А ведь в английской истории существовала интересная альтернатива Генриху! Престол должен был занять его старший брат Артур, а Генрих с детства готовился к духовной карьере. Разумеется, и речи не шло о том, чтобы сделать младшего принца простым священником. Его прочили на пост архиепископа Кентерберийского. Однако Артур в шестнадцать лет неожиданно умер, как полагают, от туберкулеза. И на троне оказался Генрих.
Конечно, невозможно совершенно точно предсказать, как развивалась бы история Англии, окажись на троне Артур. Однако я позволю себе сделать некоторые прикидки. Вероятнее всего, никакой Реформации не произошло бы, и Англия осталась бы в среде влияния Рима.

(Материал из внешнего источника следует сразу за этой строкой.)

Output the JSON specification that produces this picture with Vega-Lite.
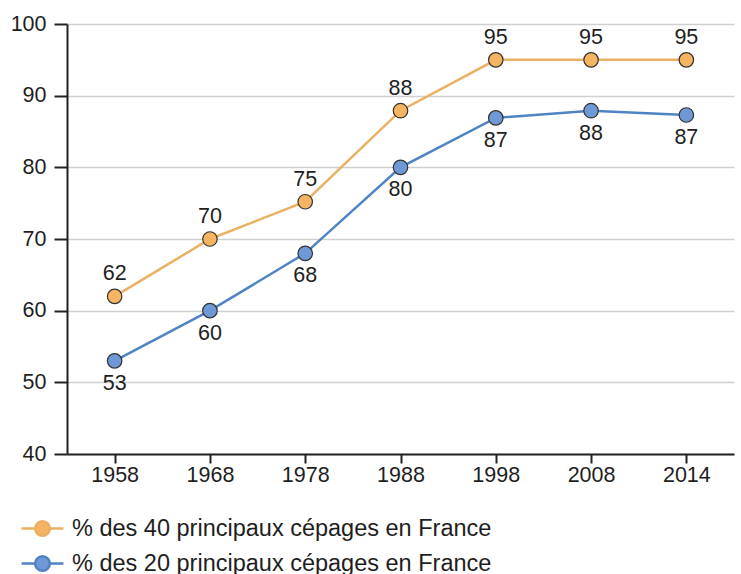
{
  "$schema": "https://vega.github.io/schema/vega-lite/v6.json",
  "width": 667,
  "height": 430,
  "autosize": "none",
  "padding": {"left": 67, "top": 24, "right": 7, "bottom": 120},
  "background": "white",
  "config": {
    "font": "Liberation Sans",
    "view": {"stroke": null}
  },
  "data": {"values": [
    {"annee": "1958", "serie": "% des 40 principaux cépages en France", "valeur": 62},
    {"annee": "1968", "serie": "% des 40 principaux cépages en France", "valeur": 70},
    {"annee": "1978", "serie": "% des 40 principaux cépages en France", "valeur": 75.2},
    {"annee": "1988", "serie": "% des 40 principaux cépages en France", "valeur": 87.9},
    {"annee": "1998", "serie": "% des 40 principaux cépages en France", "valeur": 95},
    {"annee": "2008", "serie": "% des 40 principaux cépages en France", "valeur": 95},
    {"annee": "2014", "serie": "% des 40 principaux cépages en France", "valeur": 95},
    {"annee": "1958", "serie": "% des 20 principaux cépages en France", "valeur": 53},
    {"annee": "1968", "serie": "% des 20 principaux cépages en France", "valeur": 60},
    {"annee": "1978", "serie": "% des 20 principaux cépages en France", "valeur": 68},
    {"annee": "1988", "serie": "% des 20 principaux cépages en France", "valeur": 80},
    {"annee": "1998", "serie": "% des 20 principaux cépages en France", "valeur": 86.9},
    {"annee": "2008", "serie": "% des 20 principaux cépages en France", "valeur": 87.9},
    {"annee": "2014", "serie": "% des 20 principaux cépages en France", "valeur": 87.3}
  ]},
  "encoding": {
    "x": {"field": "annee", "type": "ordinal", "title": null,
      "scale": {"paddingInner": 0, "paddingOuter": 0},
      "axis": {"labelAngle": 0, "bandPosition": 0, "tickSize": 9, "labelPadding": 1, "labelFontSize": 21.5, "labelColor": "#1e1e1e", "domainColor": "#222", "tickColor": "#222", "domainWidth": 2, "tickWidth": 2}},
    "y": {"field": "valeur", "type": "quantitative", "title": null,
      "scale": {"domain": [40, 100], "nice": false, "zero": false},
      "axis": {"values": [40, 50, 60, 70, 80, 90, 100], "tickSize": 13, "labelPadding": 8, "labelFontSize": 21.5, "labelColor": "#1e1e1e", "domainColor": "#222", "tickColor": "#222", "domainWidth": 2, "tickWidth": 2, "gridColor": "#cfcfcf", "gridWidth": 1.5}}
  },
  "layer": [
    {
      "mark": {"type": "line", "strokeWidth": 2.5},
      "encoding": {
        "color": {"field": "serie", "type": "nominal", "sort": ["% des 40 principaux cépages en France", "% des 20 principaux cépages en France"],
          "scale": {"range": ["#eab063", "#4f83c3"]},
          "legend": {"title": null, "orient": "none", "legendX": -47, "legendY": 482, "labelFontSize": 23.5, "labelColor": "#1e1e1e", "rowPadding": -7, "symbolType": "M-1,0H-0.35M0.35,0H1M0.35,0A0.35,0.35 0 1 1 -0.35,0A0.35,0.35 0 1 1 0.35,0Z", "symbolSize": 1760, "symbolStrokeWidth": 2.5, "labelOffset": 7, "labelLimit": 700,
            "encode": {"symbols": {"update": {"fill": {"scale": "fill", "field": "value"}, "fillOpacity": {"value": 1}}}}}}
      }
    },
    {
      "mark": {"type": "point", "filled": true, "size": 210, "stroke": "#333", "strokeWidth": 1.2, "opacity": 1},
      "encoding": {
        "color": {"field": "serie", "type": "nominal", "sort": ["% des 40 principaux cépages en France", "% des 20 principaux cépages en France"]},
        "fill": {"field": "serie", "type": "nominal", "sort": ["% des 40 principaux cépages en France", "% des 20 principaux cépages en France"],
          "scale": {"range": ["#f5b462", "#6e99d6"]}, "legend": null}
      }
    },
    {
      "transform": [{"filter": "datum.serie == '% des 40 principaux cépages en France'"}],
      "mark": {"type": "text", "dy": -22, "fontSize": 21.5, "color": "#1e1e1e"},
      "encoding": {"text": {"field": "valeur", "type": "quantitative", "format": ".0f"}}
    },
    {
      "transform": [{"filter": "datum.serie == '% des 20 principaux cépages en France'"}],
      "mark": {"type": "text", "dy": 23, "fontSize": 21.5, "color": "#1e1e1e"},
      "encoding": {"text": {"field": "valeur", "type": "quantitative", "format": ".0f"}}
    }
  ]
}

Вряд ли там появились бы протестанты, идеологи которых сыграли огромную роль в создании Британской империи.
Англия могла остаться европейским захолустьем, поставщиком шерсти и сукна на континент. Протестантизм мог и не утвердиться в Шотландии. Этому соединенными усилиями могли помешать католические Англия, Испания и Франция. В реальности французские войска однажды высаживались в Шотландии с этой именно целью, но потерпели поражение.
Место Англии в качестве великой морской державы, пожалуй что, могла занять Голландия. В свое время самая эта страна располагала флотом, не уступавшим английскому, и колониями в Северной Америке. Мы сейчас уже как-то подзабыли о том, что Нью-Йорк – это бывший голландский Новый Амстердам. Только после серии войн, в основном морских сражений, Голландия пришла в некоторый упадок, и на первое место выдвинулась Англия.
Ну а какой при таком повороте событий была бы история Европы, я судить не берусь. Чересчур уж головоломный вопрос. Ясно только, что совершенно другой, какой-то иной.
Но туберкулез не щадил ни крестьян, ни принцев.